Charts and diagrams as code
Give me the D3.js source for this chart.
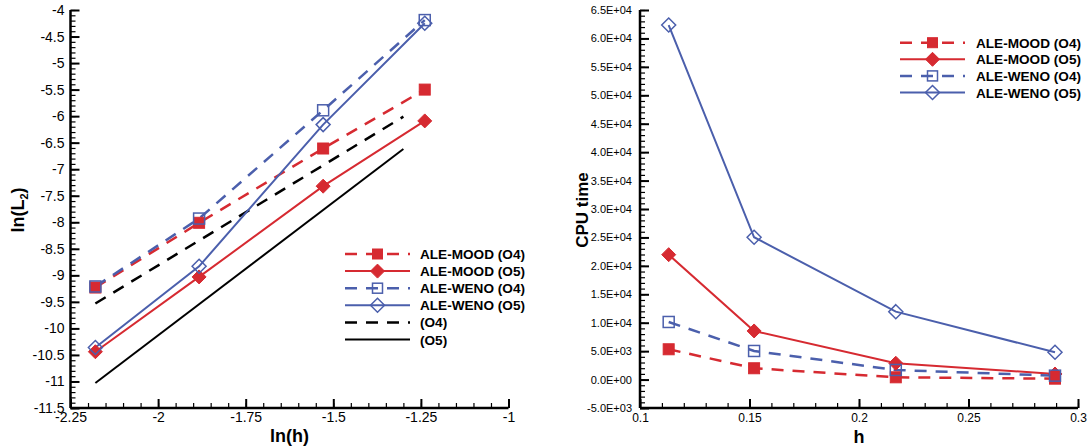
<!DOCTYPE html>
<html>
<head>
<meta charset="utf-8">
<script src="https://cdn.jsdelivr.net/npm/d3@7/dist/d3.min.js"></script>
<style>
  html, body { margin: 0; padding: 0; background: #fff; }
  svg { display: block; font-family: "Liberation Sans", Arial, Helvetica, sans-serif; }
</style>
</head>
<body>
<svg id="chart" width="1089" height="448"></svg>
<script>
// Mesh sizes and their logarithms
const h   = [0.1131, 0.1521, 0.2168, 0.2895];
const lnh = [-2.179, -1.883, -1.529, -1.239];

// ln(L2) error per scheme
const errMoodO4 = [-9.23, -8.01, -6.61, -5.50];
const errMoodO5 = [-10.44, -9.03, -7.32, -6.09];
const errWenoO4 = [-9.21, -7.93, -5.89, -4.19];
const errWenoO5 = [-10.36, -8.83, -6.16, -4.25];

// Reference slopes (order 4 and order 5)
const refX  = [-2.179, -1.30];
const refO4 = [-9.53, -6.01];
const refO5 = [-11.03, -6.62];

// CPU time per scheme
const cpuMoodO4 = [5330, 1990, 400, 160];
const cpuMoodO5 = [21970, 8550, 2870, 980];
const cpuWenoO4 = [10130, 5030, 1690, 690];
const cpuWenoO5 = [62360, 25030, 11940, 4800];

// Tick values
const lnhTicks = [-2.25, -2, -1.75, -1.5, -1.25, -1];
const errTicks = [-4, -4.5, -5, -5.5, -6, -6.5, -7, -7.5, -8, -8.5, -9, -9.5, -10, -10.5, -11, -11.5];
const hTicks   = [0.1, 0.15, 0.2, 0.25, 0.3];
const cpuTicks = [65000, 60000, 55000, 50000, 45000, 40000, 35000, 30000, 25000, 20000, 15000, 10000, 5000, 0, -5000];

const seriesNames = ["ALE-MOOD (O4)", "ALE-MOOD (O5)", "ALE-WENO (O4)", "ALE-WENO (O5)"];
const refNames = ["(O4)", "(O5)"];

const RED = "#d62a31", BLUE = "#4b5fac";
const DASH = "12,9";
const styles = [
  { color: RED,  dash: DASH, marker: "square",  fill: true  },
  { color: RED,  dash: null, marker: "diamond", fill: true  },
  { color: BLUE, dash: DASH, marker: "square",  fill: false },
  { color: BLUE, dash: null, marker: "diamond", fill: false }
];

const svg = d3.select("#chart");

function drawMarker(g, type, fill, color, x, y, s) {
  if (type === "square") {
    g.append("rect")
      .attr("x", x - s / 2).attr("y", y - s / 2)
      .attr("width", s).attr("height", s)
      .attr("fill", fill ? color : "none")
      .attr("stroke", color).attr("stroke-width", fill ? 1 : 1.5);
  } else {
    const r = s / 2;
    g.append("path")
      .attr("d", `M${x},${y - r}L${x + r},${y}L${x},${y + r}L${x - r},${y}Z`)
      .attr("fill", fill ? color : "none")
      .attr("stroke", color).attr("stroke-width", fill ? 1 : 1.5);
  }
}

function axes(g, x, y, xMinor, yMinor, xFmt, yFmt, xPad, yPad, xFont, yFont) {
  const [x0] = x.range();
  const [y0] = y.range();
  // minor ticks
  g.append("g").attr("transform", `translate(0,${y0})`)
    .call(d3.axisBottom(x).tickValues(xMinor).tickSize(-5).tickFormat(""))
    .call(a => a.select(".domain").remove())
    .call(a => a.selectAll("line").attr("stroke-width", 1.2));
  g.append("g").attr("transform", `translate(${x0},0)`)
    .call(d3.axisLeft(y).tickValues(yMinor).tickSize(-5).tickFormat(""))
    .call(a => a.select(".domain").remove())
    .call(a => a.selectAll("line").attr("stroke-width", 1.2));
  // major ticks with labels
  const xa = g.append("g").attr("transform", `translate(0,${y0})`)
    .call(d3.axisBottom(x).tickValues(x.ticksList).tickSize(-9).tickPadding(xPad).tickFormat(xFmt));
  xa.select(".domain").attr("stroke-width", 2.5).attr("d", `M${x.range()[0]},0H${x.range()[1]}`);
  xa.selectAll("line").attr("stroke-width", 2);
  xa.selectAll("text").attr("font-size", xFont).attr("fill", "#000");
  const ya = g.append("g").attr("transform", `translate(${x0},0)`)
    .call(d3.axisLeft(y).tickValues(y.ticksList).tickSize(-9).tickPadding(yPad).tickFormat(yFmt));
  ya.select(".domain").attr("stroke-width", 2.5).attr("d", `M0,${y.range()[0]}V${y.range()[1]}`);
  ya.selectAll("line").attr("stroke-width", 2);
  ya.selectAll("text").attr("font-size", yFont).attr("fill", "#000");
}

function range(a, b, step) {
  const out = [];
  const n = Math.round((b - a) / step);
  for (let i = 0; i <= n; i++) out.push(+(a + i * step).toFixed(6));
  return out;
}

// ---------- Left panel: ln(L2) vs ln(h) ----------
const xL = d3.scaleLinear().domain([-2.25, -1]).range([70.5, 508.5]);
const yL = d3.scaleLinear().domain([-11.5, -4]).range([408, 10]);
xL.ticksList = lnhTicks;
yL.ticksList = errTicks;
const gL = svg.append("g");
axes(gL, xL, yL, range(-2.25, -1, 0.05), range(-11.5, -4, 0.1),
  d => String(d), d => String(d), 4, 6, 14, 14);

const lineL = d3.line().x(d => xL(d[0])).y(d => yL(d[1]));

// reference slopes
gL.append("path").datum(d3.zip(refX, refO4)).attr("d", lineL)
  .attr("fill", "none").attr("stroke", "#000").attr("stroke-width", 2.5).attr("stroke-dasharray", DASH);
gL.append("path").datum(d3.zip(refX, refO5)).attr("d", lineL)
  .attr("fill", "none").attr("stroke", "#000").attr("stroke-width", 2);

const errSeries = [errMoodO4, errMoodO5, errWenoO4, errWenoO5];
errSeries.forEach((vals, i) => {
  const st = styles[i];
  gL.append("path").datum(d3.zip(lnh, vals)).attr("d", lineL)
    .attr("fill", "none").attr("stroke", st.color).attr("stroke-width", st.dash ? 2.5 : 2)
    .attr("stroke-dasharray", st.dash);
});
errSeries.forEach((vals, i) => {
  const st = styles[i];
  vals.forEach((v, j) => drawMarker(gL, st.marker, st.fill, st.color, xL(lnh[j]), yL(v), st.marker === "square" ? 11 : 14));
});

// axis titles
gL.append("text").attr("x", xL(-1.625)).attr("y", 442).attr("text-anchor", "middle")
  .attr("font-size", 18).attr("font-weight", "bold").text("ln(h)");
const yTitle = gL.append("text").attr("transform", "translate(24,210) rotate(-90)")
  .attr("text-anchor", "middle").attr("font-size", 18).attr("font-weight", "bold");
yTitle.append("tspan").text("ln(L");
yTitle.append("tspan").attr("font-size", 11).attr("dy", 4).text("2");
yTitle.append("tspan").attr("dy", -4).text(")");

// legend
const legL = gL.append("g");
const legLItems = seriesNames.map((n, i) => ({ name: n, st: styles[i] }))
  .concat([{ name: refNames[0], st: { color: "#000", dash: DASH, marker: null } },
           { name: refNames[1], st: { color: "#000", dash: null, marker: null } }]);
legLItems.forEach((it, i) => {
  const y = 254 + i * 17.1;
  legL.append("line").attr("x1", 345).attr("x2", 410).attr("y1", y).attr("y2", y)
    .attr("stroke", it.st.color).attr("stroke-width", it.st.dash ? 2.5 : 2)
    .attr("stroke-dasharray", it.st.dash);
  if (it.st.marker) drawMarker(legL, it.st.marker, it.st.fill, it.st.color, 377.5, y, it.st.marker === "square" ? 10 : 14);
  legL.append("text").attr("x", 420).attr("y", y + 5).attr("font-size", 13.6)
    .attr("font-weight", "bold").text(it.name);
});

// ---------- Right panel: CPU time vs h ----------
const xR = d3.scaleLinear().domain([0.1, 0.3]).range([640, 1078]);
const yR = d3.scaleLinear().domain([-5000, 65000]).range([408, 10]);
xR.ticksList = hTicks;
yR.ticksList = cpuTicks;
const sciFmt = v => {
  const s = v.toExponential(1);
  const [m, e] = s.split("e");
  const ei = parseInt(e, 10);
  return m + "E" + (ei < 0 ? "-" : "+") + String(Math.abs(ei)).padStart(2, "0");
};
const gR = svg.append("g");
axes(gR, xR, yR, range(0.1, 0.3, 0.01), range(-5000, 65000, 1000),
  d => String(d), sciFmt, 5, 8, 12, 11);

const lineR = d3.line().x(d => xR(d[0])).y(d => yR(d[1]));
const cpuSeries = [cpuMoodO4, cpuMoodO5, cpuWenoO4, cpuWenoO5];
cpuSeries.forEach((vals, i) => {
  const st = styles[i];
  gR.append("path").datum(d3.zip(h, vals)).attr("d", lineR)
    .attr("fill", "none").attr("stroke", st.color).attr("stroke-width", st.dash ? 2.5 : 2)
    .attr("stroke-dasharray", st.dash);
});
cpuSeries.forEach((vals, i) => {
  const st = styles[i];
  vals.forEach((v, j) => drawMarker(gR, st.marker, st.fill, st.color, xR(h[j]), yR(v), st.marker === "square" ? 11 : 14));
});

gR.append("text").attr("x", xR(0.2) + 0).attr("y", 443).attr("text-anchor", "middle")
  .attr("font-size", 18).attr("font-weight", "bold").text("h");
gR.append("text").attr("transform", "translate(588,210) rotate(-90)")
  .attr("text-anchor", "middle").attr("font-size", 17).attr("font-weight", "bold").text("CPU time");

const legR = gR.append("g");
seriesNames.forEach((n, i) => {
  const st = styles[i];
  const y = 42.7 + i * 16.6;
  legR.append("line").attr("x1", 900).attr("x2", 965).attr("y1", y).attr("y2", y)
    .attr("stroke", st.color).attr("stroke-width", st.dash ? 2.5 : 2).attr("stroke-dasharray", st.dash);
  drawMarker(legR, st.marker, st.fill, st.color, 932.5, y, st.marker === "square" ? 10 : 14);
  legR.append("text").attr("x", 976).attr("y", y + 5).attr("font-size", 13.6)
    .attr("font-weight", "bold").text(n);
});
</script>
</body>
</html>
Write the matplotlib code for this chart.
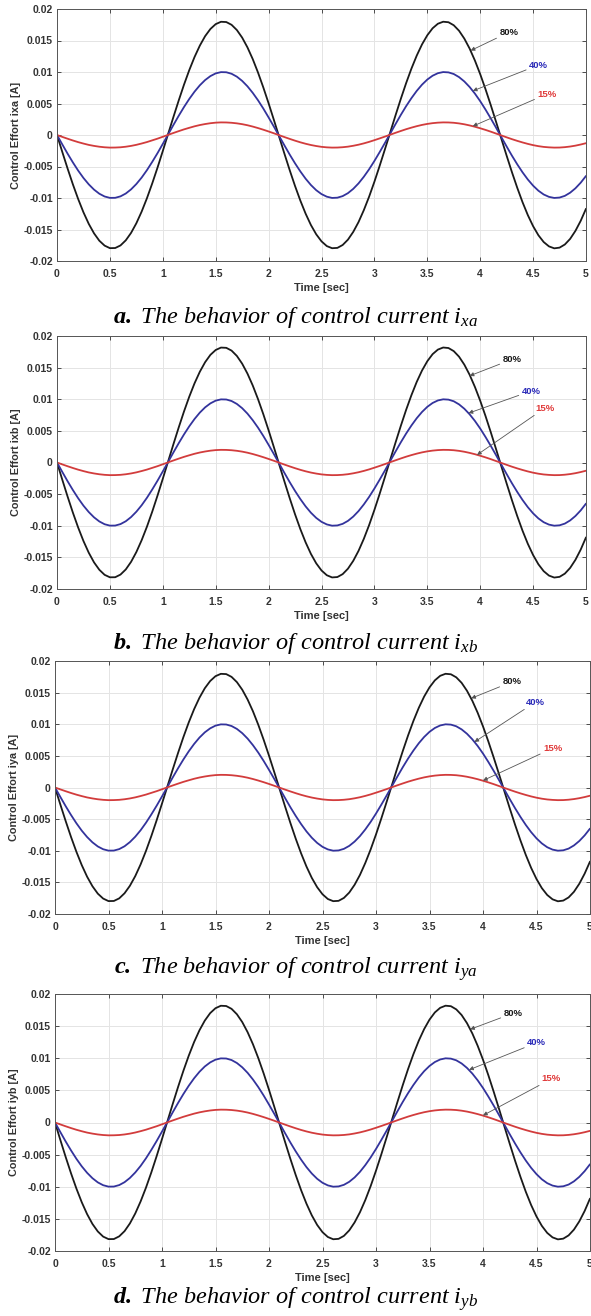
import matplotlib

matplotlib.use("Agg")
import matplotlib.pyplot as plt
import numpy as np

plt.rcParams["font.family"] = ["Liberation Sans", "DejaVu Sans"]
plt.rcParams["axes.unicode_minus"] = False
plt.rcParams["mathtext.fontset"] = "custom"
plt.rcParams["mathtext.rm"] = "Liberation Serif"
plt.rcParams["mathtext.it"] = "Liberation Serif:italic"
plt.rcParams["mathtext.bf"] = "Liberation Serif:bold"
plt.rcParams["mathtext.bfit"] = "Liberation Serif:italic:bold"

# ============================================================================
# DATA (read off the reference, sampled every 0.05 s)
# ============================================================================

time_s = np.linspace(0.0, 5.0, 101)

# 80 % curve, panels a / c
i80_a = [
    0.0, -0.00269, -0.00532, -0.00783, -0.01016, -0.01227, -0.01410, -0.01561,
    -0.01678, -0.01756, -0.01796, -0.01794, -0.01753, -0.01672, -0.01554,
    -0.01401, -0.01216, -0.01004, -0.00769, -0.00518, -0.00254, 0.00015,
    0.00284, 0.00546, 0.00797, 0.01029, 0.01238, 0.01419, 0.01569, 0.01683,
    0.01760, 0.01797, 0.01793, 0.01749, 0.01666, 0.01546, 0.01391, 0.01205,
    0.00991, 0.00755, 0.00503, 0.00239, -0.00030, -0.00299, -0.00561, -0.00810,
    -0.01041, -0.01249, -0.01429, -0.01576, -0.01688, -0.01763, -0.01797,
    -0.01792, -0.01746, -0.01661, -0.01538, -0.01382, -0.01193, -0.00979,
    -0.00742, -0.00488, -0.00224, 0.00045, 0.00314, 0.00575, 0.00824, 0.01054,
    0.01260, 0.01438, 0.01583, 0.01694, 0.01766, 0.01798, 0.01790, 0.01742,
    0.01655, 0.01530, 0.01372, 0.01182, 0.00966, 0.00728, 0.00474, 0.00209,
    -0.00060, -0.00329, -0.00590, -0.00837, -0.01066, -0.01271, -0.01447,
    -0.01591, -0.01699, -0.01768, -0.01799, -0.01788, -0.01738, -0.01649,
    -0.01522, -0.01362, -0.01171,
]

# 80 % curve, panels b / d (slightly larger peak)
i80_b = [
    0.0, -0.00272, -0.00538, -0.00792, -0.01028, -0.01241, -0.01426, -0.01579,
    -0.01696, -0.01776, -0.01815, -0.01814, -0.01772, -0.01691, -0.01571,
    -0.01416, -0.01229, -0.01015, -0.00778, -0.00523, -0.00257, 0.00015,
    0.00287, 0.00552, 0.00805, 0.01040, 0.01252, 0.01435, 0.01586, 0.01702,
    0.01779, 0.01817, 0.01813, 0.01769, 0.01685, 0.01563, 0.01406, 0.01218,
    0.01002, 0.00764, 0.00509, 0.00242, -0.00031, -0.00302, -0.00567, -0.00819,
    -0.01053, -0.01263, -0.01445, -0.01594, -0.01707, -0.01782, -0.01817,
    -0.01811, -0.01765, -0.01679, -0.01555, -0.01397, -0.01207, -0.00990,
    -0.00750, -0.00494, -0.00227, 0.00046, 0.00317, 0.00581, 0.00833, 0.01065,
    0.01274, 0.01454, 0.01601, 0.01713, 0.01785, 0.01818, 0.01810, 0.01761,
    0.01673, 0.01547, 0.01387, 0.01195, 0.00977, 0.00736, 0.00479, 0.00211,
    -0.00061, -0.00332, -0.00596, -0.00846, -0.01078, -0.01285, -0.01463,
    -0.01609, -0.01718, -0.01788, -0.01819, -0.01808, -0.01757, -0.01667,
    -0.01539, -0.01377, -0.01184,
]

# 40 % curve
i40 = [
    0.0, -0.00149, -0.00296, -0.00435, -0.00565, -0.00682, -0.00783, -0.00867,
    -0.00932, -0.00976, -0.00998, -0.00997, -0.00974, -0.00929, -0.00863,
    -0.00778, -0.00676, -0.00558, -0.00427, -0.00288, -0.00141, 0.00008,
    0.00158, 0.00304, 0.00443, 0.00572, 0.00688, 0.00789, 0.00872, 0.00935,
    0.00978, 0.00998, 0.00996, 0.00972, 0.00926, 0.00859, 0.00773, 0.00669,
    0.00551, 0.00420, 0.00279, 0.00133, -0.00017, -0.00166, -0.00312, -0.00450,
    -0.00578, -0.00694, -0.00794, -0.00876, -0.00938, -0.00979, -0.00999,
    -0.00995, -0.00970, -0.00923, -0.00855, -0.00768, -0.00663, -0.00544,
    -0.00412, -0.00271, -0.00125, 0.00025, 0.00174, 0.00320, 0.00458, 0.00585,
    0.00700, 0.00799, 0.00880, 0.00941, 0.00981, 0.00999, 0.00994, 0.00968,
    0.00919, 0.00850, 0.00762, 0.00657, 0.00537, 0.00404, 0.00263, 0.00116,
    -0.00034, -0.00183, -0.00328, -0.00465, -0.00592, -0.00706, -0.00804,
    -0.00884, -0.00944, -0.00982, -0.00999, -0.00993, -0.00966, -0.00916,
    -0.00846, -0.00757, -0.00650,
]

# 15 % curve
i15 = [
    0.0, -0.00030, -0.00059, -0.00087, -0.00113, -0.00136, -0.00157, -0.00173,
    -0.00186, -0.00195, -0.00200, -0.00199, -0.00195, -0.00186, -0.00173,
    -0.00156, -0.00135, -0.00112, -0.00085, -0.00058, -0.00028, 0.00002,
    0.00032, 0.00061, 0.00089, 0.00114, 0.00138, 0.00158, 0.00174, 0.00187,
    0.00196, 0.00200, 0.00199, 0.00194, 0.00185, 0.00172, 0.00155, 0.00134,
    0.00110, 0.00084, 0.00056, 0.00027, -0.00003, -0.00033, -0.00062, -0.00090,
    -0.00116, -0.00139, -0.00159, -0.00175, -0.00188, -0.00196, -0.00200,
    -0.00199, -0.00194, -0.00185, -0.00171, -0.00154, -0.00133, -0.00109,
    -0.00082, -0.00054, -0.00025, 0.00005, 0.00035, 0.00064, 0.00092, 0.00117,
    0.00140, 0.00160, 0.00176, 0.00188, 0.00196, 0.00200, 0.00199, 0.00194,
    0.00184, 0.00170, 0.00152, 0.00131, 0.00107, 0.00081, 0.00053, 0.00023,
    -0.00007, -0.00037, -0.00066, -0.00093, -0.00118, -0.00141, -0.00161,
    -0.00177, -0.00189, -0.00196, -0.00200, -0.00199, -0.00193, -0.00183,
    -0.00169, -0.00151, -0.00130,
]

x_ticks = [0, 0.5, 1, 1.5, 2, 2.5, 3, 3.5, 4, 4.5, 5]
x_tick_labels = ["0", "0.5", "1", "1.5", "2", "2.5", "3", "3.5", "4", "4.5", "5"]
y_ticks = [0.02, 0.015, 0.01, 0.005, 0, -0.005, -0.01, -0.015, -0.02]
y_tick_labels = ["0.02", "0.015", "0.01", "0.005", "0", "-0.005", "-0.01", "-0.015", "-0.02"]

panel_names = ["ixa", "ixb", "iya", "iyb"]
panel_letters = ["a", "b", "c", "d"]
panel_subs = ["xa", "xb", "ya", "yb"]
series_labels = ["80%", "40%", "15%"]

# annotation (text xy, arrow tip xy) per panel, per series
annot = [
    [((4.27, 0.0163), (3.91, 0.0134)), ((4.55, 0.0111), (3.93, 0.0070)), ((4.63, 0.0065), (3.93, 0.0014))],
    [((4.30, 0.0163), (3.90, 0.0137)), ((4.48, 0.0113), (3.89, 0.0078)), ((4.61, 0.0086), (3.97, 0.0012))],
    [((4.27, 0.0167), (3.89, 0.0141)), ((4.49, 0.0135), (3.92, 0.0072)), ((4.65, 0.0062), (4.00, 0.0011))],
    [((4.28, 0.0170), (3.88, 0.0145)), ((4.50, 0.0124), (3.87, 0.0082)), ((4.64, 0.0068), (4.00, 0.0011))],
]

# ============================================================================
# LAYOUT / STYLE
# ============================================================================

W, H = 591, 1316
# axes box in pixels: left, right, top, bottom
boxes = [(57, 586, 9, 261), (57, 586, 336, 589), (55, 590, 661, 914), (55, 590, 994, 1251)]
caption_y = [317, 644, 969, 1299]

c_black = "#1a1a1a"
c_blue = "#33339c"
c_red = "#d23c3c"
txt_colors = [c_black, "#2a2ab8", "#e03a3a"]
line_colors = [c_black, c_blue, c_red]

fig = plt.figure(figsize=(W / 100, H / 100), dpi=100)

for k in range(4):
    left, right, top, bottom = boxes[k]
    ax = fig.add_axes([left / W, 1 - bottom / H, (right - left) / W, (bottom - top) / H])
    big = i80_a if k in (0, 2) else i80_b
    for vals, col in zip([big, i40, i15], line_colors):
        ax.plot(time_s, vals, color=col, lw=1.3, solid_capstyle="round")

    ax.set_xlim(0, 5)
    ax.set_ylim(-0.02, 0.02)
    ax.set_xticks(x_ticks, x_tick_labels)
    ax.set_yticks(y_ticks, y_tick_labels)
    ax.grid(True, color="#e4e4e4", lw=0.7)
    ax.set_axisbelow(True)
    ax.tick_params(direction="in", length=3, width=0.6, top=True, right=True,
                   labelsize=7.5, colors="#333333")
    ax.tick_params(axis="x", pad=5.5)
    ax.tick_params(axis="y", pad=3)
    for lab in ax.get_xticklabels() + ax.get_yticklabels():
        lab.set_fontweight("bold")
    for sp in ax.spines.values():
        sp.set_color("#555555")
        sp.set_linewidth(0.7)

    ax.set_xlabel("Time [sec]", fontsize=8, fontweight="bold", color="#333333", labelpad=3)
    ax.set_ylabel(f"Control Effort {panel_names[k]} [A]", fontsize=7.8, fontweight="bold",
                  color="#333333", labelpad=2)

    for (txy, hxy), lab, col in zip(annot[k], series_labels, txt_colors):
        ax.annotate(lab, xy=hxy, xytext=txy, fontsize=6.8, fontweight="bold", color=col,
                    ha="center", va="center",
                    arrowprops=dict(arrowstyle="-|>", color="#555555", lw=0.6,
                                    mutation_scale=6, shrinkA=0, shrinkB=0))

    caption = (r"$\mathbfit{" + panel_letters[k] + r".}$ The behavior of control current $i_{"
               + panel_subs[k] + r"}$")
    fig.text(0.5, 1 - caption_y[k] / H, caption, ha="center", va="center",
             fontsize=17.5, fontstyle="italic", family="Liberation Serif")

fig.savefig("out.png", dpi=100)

* _Exercise directions_
Extract exactly, and only, the lines from the one with "Write the matplotlib code for this chart." to the one with "time_s = np.linspace(0.0, 5.0, 101)", both ends counted. Leave the images behind.

* _Exercise response_
Write the matplotlib code for this chart.
import matplotlib

matplotlib.use("Agg")
import matplotlib.pyplot as plt
import numpy as np

plt.rcParams["font.family"] = ["Liberation Sans", "DejaVu Sans"]
plt.rcParams["axes.unicode_minus"] = False
plt.rcParams["mathtext.fontset"] = "custom"
plt.rcParams["mathtext.rm"] = "Liberation Serif"
plt.rcParams["mathtext.it"] = "Liberation Serif:italic"
plt.rcParams["mathtext.bf"] = "Liberation Serif:bold"
plt.rcParams["mathtext.bfit"] = "Liberation Serif:italic:bold"

# ============================================================================
# DATA (read off the reference, sampled every 0.05 s)
# ============================================================================

time_s = np.linspace(0.0, 5.0, 101)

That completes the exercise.